*Directive:*
Restate the full listing word for word and leave the pictures out.

*Information supplied:*
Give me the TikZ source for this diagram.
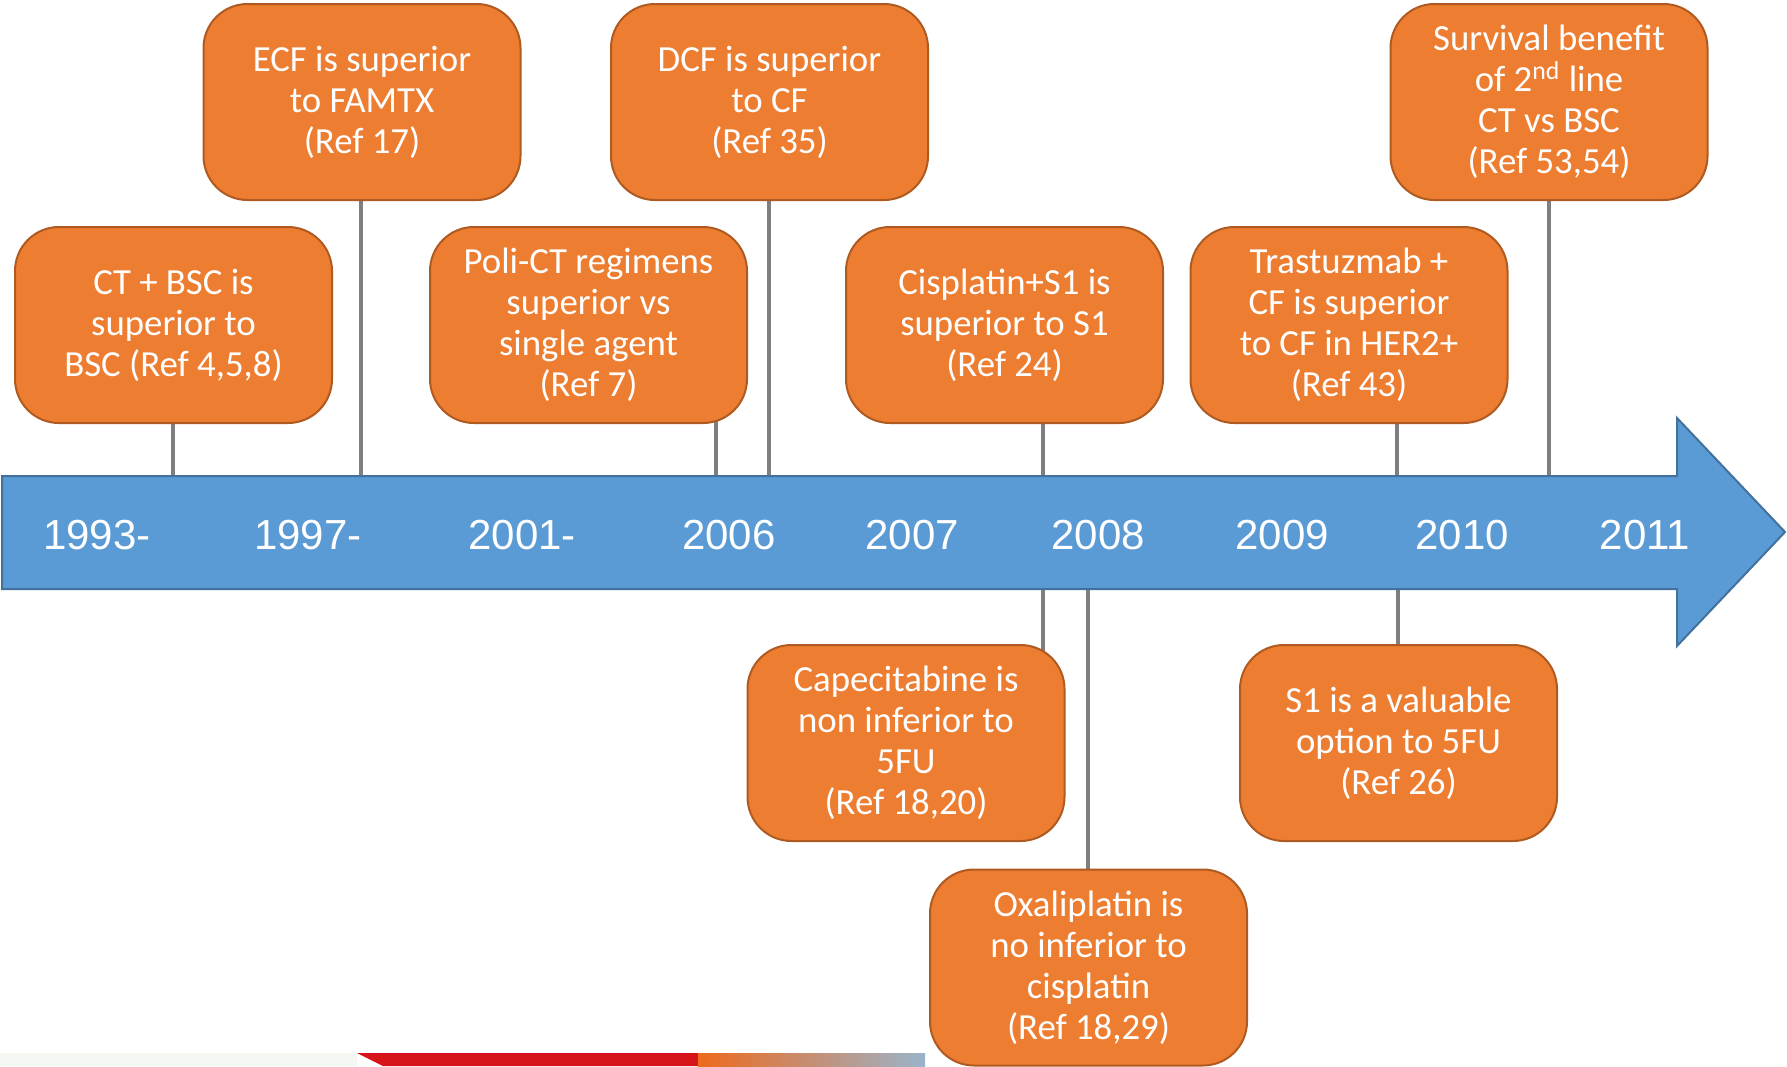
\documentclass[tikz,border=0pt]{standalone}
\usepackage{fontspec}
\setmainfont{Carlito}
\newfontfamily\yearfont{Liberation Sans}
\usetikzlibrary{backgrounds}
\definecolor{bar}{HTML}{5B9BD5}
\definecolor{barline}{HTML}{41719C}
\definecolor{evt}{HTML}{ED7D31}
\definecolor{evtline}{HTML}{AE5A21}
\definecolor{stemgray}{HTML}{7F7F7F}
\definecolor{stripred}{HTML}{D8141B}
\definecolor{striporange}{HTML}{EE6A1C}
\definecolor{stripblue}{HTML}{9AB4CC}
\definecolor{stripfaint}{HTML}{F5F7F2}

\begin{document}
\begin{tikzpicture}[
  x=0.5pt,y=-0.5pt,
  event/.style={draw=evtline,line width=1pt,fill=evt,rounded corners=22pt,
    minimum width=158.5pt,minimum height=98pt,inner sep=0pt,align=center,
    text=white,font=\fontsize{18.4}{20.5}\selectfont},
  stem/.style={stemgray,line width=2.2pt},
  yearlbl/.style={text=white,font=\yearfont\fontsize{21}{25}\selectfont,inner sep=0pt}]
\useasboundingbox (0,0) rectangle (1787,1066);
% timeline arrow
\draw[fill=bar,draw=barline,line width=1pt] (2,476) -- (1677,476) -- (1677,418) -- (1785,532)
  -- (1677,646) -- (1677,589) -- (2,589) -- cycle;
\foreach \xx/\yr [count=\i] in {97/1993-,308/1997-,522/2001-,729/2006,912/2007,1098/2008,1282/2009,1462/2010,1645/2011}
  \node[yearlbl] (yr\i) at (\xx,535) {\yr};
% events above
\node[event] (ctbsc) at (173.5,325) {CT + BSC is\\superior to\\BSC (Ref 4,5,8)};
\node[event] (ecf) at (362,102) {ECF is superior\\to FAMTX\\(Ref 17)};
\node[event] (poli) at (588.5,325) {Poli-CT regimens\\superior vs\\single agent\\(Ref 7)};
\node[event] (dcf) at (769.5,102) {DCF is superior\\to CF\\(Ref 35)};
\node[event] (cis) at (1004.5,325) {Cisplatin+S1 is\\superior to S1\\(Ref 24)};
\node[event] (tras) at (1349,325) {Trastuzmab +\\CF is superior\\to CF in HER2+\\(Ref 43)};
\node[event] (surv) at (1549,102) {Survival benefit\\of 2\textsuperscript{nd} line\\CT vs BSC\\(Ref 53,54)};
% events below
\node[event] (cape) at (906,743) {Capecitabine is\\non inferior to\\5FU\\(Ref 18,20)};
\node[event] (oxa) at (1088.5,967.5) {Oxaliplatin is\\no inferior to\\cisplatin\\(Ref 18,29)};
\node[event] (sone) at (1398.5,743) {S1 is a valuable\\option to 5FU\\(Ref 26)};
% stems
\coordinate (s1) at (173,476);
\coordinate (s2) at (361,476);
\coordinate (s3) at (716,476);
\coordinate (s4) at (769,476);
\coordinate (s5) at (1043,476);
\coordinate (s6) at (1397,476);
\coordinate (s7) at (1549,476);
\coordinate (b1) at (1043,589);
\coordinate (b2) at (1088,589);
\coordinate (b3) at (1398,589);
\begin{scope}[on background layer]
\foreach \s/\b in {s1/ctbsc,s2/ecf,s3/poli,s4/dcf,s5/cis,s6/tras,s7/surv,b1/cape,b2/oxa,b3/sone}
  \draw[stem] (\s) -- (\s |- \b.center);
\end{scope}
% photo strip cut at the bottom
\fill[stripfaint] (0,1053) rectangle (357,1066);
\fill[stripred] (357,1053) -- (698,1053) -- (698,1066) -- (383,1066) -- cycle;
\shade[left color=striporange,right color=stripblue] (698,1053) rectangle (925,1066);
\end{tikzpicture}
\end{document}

*Final result:*
Give me the TikZ source for this diagram.
\documentclass[tikz,border=0pt]{standalone}
\usepackage{fontspec}
\setmainfont{Carlito}
\newfontfamily\yearfont{Liberation Sans}
\usetikzlibrary{backgrounds}
\definecolor{bar}{HTML}{5B9BD5}
\definecolor{barline}{HTML}{41719C}
\definecolor{evt}{HTML}{ED7D31}
\definecolor{evtline}{HTML}{AE5A21}
\definecolor{stemgray}{HTML}{7F7F7F}
\definecolor{stripred}{HTML}{D8141B}
\definecolor{striporange}{HTML}{EE6A1C}
\definecolor{stripblue}{HTML}{9AB4CC}
\definecolor{stripfaint}{HTML}{F5F7F2}

\begin{document}
\begin{tikzpicture}[
  x=0.5pt,y=-0.5pt,
  event/.style={draw=evtline,line width=1pt,fill=evt,rounded corners=22pt,
    minimum width=158.5pt,minimum height=98pt,inner sep=0pt,align=center,
    text=white,font=\fontsize{18.4}{20.5}\selectfont},
  stem/.style={stemgray,line width=2.2pt},
  yearlbl/.style={text=white,font=\yearfont\fontsize{21}{25}\selectfont,inner sep=0pt}]
\useasboundingbox (0,0) rectangle (1787,1066);
% timeline arrow
\draw[fill=bar,draw=barline,line width=1pt] (2,476) -- (1677,476) -- (1677,418) -- (1785,532)
  -- (1677,646) -- (1677,589) -- (2,589) -- cycle;
\foreach \xx/\yr [count=\i] in {97/1993-,308/1997-,522/2001-,729/2006,912/2007,1098/2008,1282/2009,1462/2010,1645/2011}
  \node[yearlbl] (yr\i) at (\xx,535) {\yr};
% events above
\node[event] (ctbsc) at (173.5,325) {CT + BSC is\\superior to\\BSC (Ref 4,5,8)};
\node[event] (ecf) at (362,102) {ECF is superior\\to FAMTX\\(Ref 17)};
\node[event] (poli) at (588.5,325) {Poli-CT regimens\\superior vs\\single agent\\(Ref 7)};
\node[event] (dcf) at (769.5,102) {DCF is superior\\to CF\\(Ref 35)};
\node[event] (cis) at (1004.5,325) {Cisplatin+S1 is\\superior to S1\\(Ref 24)};
\node[event] (tras) at (1349,325) {Trastuzmab +\\CF is superior\\to CF in HER2+\\(Ref 43)};
\node[event] (surv) at (1549,102) {Survival benefit\\of 2\textsuperscript{nd} line\\CT vs BSC\\(Ref 53,54)};
% events below
\node[event] (cape) at (906,743) {Capecitabine is\\non inferior to\\5FU\\(Ref 18,20)};
\node[event] (oxa) at (1088.5,967.5) {Oxaliplatin is\\no inferior to\\cisplatin\\(Ref 18,29)};
\node[event] (sone) at (1398.5,743) {S1 is a valuable\\option to 5FU\\(Ref 26)};
% stems
\coordinate (s1) at (173,476);
\coordinate (s2) at (361,476);
\coordinate (s3) at (716,476);
\coordinate (s4) at (769,476);
\coordinate (s5) at (1043,476);
\coordinate (s6) at (1397,476);
\coordinate (s7) at (1549,476);
\coordinate (b1) at (1043,589);
\coordinate (b2) at (1088,589);
\coordinate (b3) at (1398,589);
\begin{scope}[on background layer]
\foreach \s/\b in {s1/ctbsc,s2/ecf,s3/poli,s4/dcf,s5/cis,s6/tras,s7/surv,b1/cape,b2/oxa,b3/sone}
  \draw[stem] (\s) -- (\s |- \b.center);
\end{scope}
% photo strip cut at the bottom
\fill[stripfaint] (0,1053) rectangle (357,1066);
\fill[stripred] (357,1053) -- (698,1053) -- (698,1066) -- (383,1066) -- cycle;
\shade[left color=striporange,right color=stripblue] (698,1053) rectangle (925,1066);
\end{tikzpicture}
\end{document}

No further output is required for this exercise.